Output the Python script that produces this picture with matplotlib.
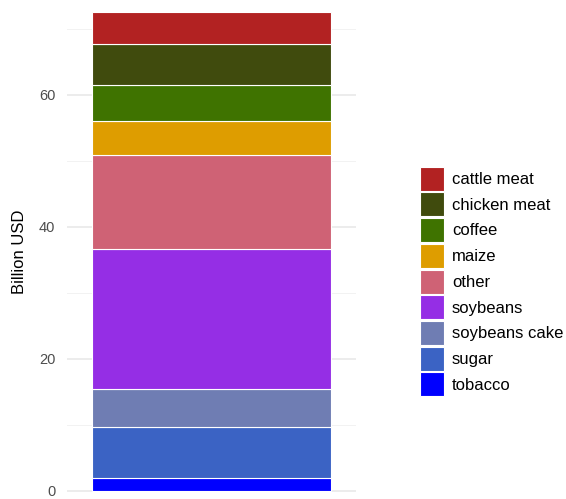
import matplotlib
matplotlib.use("Agg")
import matplotlib.pyplot as plt
from matplotlib.patches import Patch

plt.rcParams['font.family'] = ['Liberation Sans', 'DejaVu Sans']

categories = ["tobacco", "sugar", "soybeans cake", "soybeans", "other",
              "maize", "coffee", "chicken meat", "cattle meat"]
values = [2.0, 7.7, 5.8, 21.1, 14.3, 5.1, 5.5, 6.2, 4.9]
colors = ["#0000FF", "#3B63C4", "#6F7DB3", "#952EE5", "#CF6275",
          "#DE9D00", "#3F7300", "#404B0D", "#B22222"]
yticks = [0, 20, 40, 60]

W, H = 566, 499
fig = plt.figure(figsize=(W / 100, H / 100), dpi=100)
ax_l, ax_r, ax_t, ax_b = 67, 356, 6, 496
ax = fig.add_axes([ax_l / W, 1 - ax_b / H, (ax_r - ax_l) / W, (ax_b - ax_t) / H])

scale = 6.6
ax.set_ylim(-(ax_b - 491) / scale, (491 - ax_t) / scale)
ax.set_xlim(-0.545, 0.545)

bottom = 0
for cat, v, c in zip(categories, values, colors):
    ax.bar(0, v, bottom=bottom, width=0.9, color=c, edgecolor="white",
           linewidth=0.8, zorder=3)
    bottom += v

ax.set_yticks(yticks)
ax.set_yticks([10, 30, 50, 70], minor=True)
ax.grid(axis="y", which="major", color="#EBEBEB", linewidth=1.3, zorder=0)
ax.grid(axis="y", which="minor", color="#F2F2F2", linewidth=0.7, zorder=0)
ax.set_xticks([])
ax.tick_params(axis="y", which="both", length=0, labelsize=10.5,
               labelcolor="#4D4D4D", pad=8.5)
for s in ax.spines.values():
    s.set_visible(False)
fig.text(20 / W, 1 - 252 / H, "Billion USD", rotation=90, ha="center",
         va="center", fontsize=12, color="black")

fs_px = 12 * 100 / 72
key = 24 / fs_px
hh = (key - 0.245) / 0.65
handles = [Patch(facecolor=c, edgecolor="white", linewidth=0.8, label=cat)
           for cat, c in zip(categories[::-1], colors[::-1])]
fig.legend(handles=handles, loc="center left",
           bbox_to_anchor=(420 / W, 1 - 281.5 / H), frameon=False,
           fontsize=12, handlelength=key, handleheight=hh,
           handletextpad=8 / fs_px, labelspacing=1.7 / fs_px, borderpad=0,
           borderaxespad=0)

fig.savefig("out.png", dpi=100)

· · · ·

--- WORK TO BE COMPLETED ---
Print the whole listing above once more, word for word, without its pictures.

--- OUTPUT BELOW ---
Output the Python script that produces this picture with matplotlib.
import matplotlib
matplotlib.use("Agg")
import matplotlib.pyplot as plt
from matplotlib.patches import Patch

plt.rcParams['font.family'] = ['Liberation Sans', 'DejaVu Sans']

categories = ["tobacco", "sugar", "soybeans cake", "soybeans", "other",
              "maize", "coffee", "chicken meat", "cattle meat"]
values = [2.0, 7.7, 5.8, 21.1, 14.3, 5.1, 5.5, 6.2, 4.9]
colors = ["#0000FF", "#3B63C4", "#6F7DB3", "#952EE5", "#CF6275",
          "#DE9D00", "#3F7300", "#404B0D", "#B22222"]
yticks = [0, 20, 40, 60]

W, H = 566, 499
fig = plt.figure(figsize=(W / 100, H / 100), dpi=100)
ax_l, ax_r, ax_t, ax_b = 67, 356, 6, 496
ax = fig.add_axes([ax_l / W, 1 - ax_b / H, (ax_r - ax_l) / W, (ax_b - ax_t) / H])

scale = 6.6
ax.set_ylim(-(ax_b - 491) / scale, (491 - ax_t) / scale)
ax.set_xlim(-0.545, 0.545)

bottom = 0
for cat, v, c in zip(categories, values, colors):
    ax.bar(0, v, bottom=bottom, width=0.9, color=c, edgecolor="white",
           linewidth=0.8, zorder=3)
    bottom += v

ax.set_yticks(yticks)
ax.set_yticks([10, 30, 50, 70], minor=True)
ax.grid(axis="y", which="major", color="#EBEBEB", linewidth=1.3, zorder=0)
ax.grid(axis="y", which="minor", color="#F2F2F2", linewidth=0.7, zorder=0)
ax.set_xticks([])
ax.tick_params(axis="y", which="both", length=0, labelsize=10.5,
               labelcolor="#4D4D4D", pad=8.5)
for s in ax.spines.values():
    s.set_visible(False)
fig.text(20 / W, 1 - 252 / H, "Billion USD", rotation=90, ha="center",
         va="center", fontsize=12, color="black")

fs_px = 12 * 100 / 72
key = 24 / fs_px
hh = (key - 0.245) / 0.65
handles = [Patch(facecolor=c, edgecolor="white", linewidth=0.8, label=cat)
           for cat, c in zip(categories[::-1], colors[::-1])]
fig.legend(handles=handles, loc="center left",
           bbox_to_anchor=(420 / W, 1 - 281.5 / H), frameon=False,
           fontsize=12, handlelength=key, handleheight=hh,
           handletextpad=8 / fs_px, labelspacing=1.7 / fs_px, borderpad=0,
           borderaxespad=0)

fig.savefig("out.png", dpi=100)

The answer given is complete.